Moses has planned a full day of celebrations on 16 June. The celebrations will kick off with a sports event in the morning. Later in the day the Rainbow Flag Kakuma will host a fashion parade and lip sync performances for trans women.

‘Organizing a pride event inside a refugee camp is so challenging, we get negative comments, abuse, neglect, authorities refuse to give us permission for things’ Moses said.

‘We also face ignorance and poor perception of refugee issues by the people in power and local chiefs.’

Rainbow Kakuma Flag crowdfunded US$1,500 to help pay for the Pride festival.

‘You’re demonic’

Moses extended an official invitation to all organizations and agencies operating within Kakuma. They include groups like the UN Refugee Agency (UNHCR) and World Vision Kenya.

a letter and envelope, it is a4 size and is an invitation
The official invitation to the Kakuma Pride festival. | Photo: Rainbow Flag Kakuma

But one of the organizations has flatly rejected Moses’ invitation because does not want to associate with ‘demonic issues’.

Moses and other refugees went to visit the Kakuma office of World Vision Kenya to find out if it was attending the Pride festival. But the organization’s staff allegedly told them a Christian organization couldn’t associate with LGBTI events.

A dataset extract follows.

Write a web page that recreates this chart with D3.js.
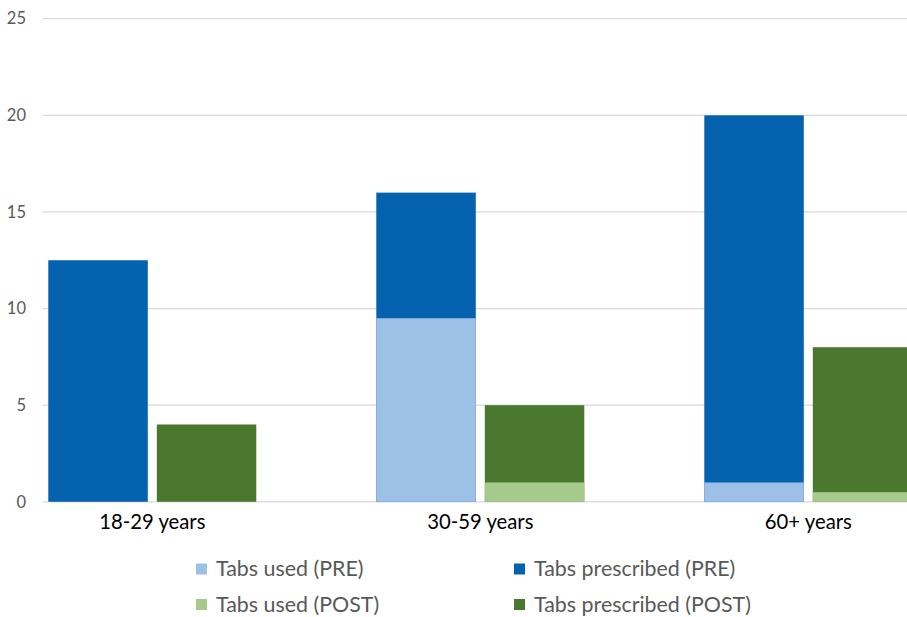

According to Moses the staff told him: ‘we received your invitation letter to your refugee day/Pride celebrations but we sat as the officers in charge and we looked into our objectives, terms and conditions, right from our headquarters. We do not assist or engage in any activities to deal with LGBTIQ refugees, being that that we are Christians and our organization doesn’t need to associate with any demonic issues. Vacate our premises in 15 seconds and never come back here’.

‘Such a statement left us worried, desperate and disrespected, denied rights and discomforted spiritually, and emotionally,’ Moses said.

Discussion were respectful

A World Vision spokesperson told Gay Star News the discussions between Moses and its ‘were held in a respectful manner’.

‘We are planning to continue further discussions in future so that both sides can fully understand each other’s positions,’ the spokesperson said.

The spokesperson also denied World Vision would not discriminate against someone based on their sexuality.

‘As a Christian humanitarian organisation dedicated to serving the world’s most vulnerable children, we believe every person is created in God’s image and deserves life in all its fullness,’ they said.

‘We aspire to reflect God’s unconditional love in all we do, and believe basic human rights, as enshrined in the Universal Declaration of Human Rights, should be protected and available to all people.

‘As a humanitarian organisation, we are a signatory to the International Red Cross Code of Conduct. World Vision serves all people regardless of race, religion, ethnicity, gender or sexual orientation.’

The spokesperson said the incident at Kakuma was ‘sensitive and touches on emotions, identity and culture’.

‘We recognize that there is a spectrum of views across the Christian church on this issue. We emphasize the importance of people accepting others without condemnation,’ the spokesperson said.